CATONSVILLE, MD, October 16, 2019 – Consumers have been relying on opinion leader recommendations to make choices about product quality and purchases for a long time. It is even more prominent now with the prevalence of influencers on social media platforms. The problem is, when there is a wide variety of the same product, consumers question if a positive recommendation is based on quality or personal preferences.
New research in the INFORMS journal
looks at what influences these opinion leaders and how firms can adjust their product variety to get the most out of their marketing venture.
Nearly 50% of consumers rely on digital influencers and 40% make purchases because of them, but it is important to note opinion leaders’ recommendations are influenced by both product quality and their individual preferences.
The study, “Opinion Leaders and Product Variety,” conducted by Dmitri Kuksov of the University of Texas at Dallas and Chenxi Liao of The Chinese University of Hong Kong, found that consumers discount a positive influencer recommendation more when it is about a product that has a large variety.
Researchers say increasing product variety does two things: it increases the likelihood of a positive expert opinion, but it also decreases the consumer certainty that the quality of the product is good based solely on the expert opinion.
“When many types of a product are available, consumers may expect an expert to find a better fit, and this consideration would then reduce consumer expectations of the product quality. As a result, the consumer valuation may decrease, which could lead to a lower profit,” said Liao, a professor in the business school at The Chinese University of Hong Kong.
Given that many consumers rely on opinion leaders’ recommendations to judge how good a product is, research shows firms should pay attention to this research and adjust their strategies accordingly.

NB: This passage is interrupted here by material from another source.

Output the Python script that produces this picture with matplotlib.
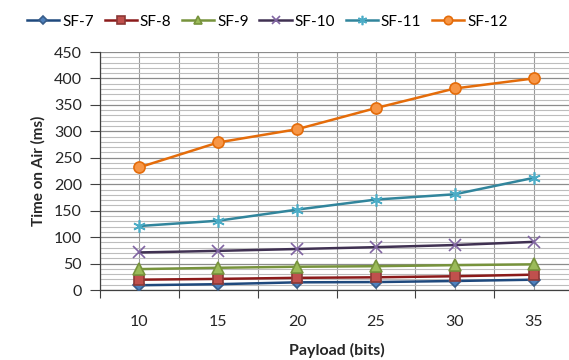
import matplotlib
matplotlib.use("Agg")
import matplotlib.pyplot as plt
from matplotlib.ticker import MultipleLocator, FixedLocator
import numpy as np

payload = [10, 15, 20, 25, 30, 35]
sf7 = [9, 11, 14.5, 15, 17, 19.5]
sf8 = [19.5, 21, 23, 24, 26, 29]
sf9 = [39.5, 42, 44, 45, 47, 48.5]
sf10 = [71, 74, 77.5, 81, 85, 91]
sf11 = [121, 131, 152, 171, 181, 212]
sf12 = [232, 279, 304, 344, 381, 400]

series = [
    ("SF-7", sf7, "#1F497D", "D", "#4F81BD", "#385D8A", 6),
    ("SF-8", sf8, "#8B1A1A", "s", "#C0504D", "#8C3836", 7.5),
    ("SF-9", sf9, "#77933C", "^", "#9BBB59", "#77933C", 8),
    ("SF-10", sf10, "#403152", "x", "#8064A2", "#8064A2", 8),
    ("SF-11", sf11, "#31859C", (6, 2, 0), "#4BACC6", "#4BACC6", 9),
    ("SF-12", sf12, "#E46C0A", "o", "#F79646", "#E46C0A", 8),
]

plt.rcParams["font.family"] = ["Lato", "DejaVu Sans"]

fig = plt.figure(figsize=(5.69, 3.60), dpi=100)
ax = fig.add_axes([100 / 569, 70 / 360, 473 / 569, 238 / 360])

x = np.arange(len(payload))
for name, vals, lc, mk, mf, me, ms in series:
    ax.plot(x, vals, color=lc, lw=1.8, marker=mk, markersize=ms,
            markerfacecolor=mf, markeredgecolor=me, markeredgewidth=1.2,
            label=name, zorder=3)

ax.set_xlim(-0.5, len(payload) - 0.5)
ax.set_ylim(0, 450)

# category boundaries carry ticks; category centres carry labels
ax.xaxis.set_major_locator(FixedLocator(np.arange(-0.5, len(payload), 1.0)))
ax.xaxis.set_minor_locator(FixedLocator(x))
ax.set_xticklabels([])
ax.set_xticklabels([str(p) for p in payload], minor=True)
ax.tick_params(axis="x", which="major", length=6, width=0.8, color="#404040",
               direction="out")
ax.tick_params(axis="x", which="minor", length=0, pad=18, labelsize=11.5,
               labelcolor="#262626")

ax.yaxis.set_major_locator(MultipleLocator(50))
ax.yaxis.set_minor_locator(MultipleLocator(10))
ax.tick_params(axis="y", which="major", length=7, width=0.8, color="#404040",
               direction="out", labelsize=11.5, labelcolor="#262626", pad=6)
ax.tick_params(axis="y", which="minor", length=0)

ax.grid(True, axis="x", which="both", color="#9a9a9a", lw=0.8)
ax.grid(True, axis="y", which="major", color="#8c8c8c", lw=0.9)
ax.grid(True, axis="y", which="minor", color="#bdbdbd", lw=0.8)
ax.set_axisbelow(True)

for side in ("top", "right"):
    ax.spines[side].set_visible(False)
for side in ("left", "bottom"):
    ax.spines[side].set_color("#404040")
    ax.spines[side].set_linewidth(0.9)

ax.set_xlabel("Payload (bits)", fontsize=11.5, fontweight="bold",
              color="#262626", labelpad=10)
ax.set_ylabel("Time on Air (ms)", fontsize=11, fontweight="bold",
              color="#262626", labelpad=6)

fig.legend(loc="upper center", bbox_to_anchor=(0.47, 0.985), ncol=6,
           frameon=False, fontsize=11, handlelength=2.1, handletextpad=0.2,
           columnspacing=0.7, borderaxespad=0.2, markerscale=0.75)

fig.savefig("out.png", dpi=100)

“The firm’s product variety can make a difference in their sales, because the opinion leader may just like the product because of its color, which is not relevant to the consumer, instead of liking the product because of its durability,” continued Liao. “The firm can adjust the product variety to influence consumers’ quality inference and in turn their purchase decisions to earn a higher profit.”
Although firms are obviously interested in getting opinion leaders’ positive recommendations, increasing product variety may not be the solution. They may want to limit the variety due to the negative effects associated with them.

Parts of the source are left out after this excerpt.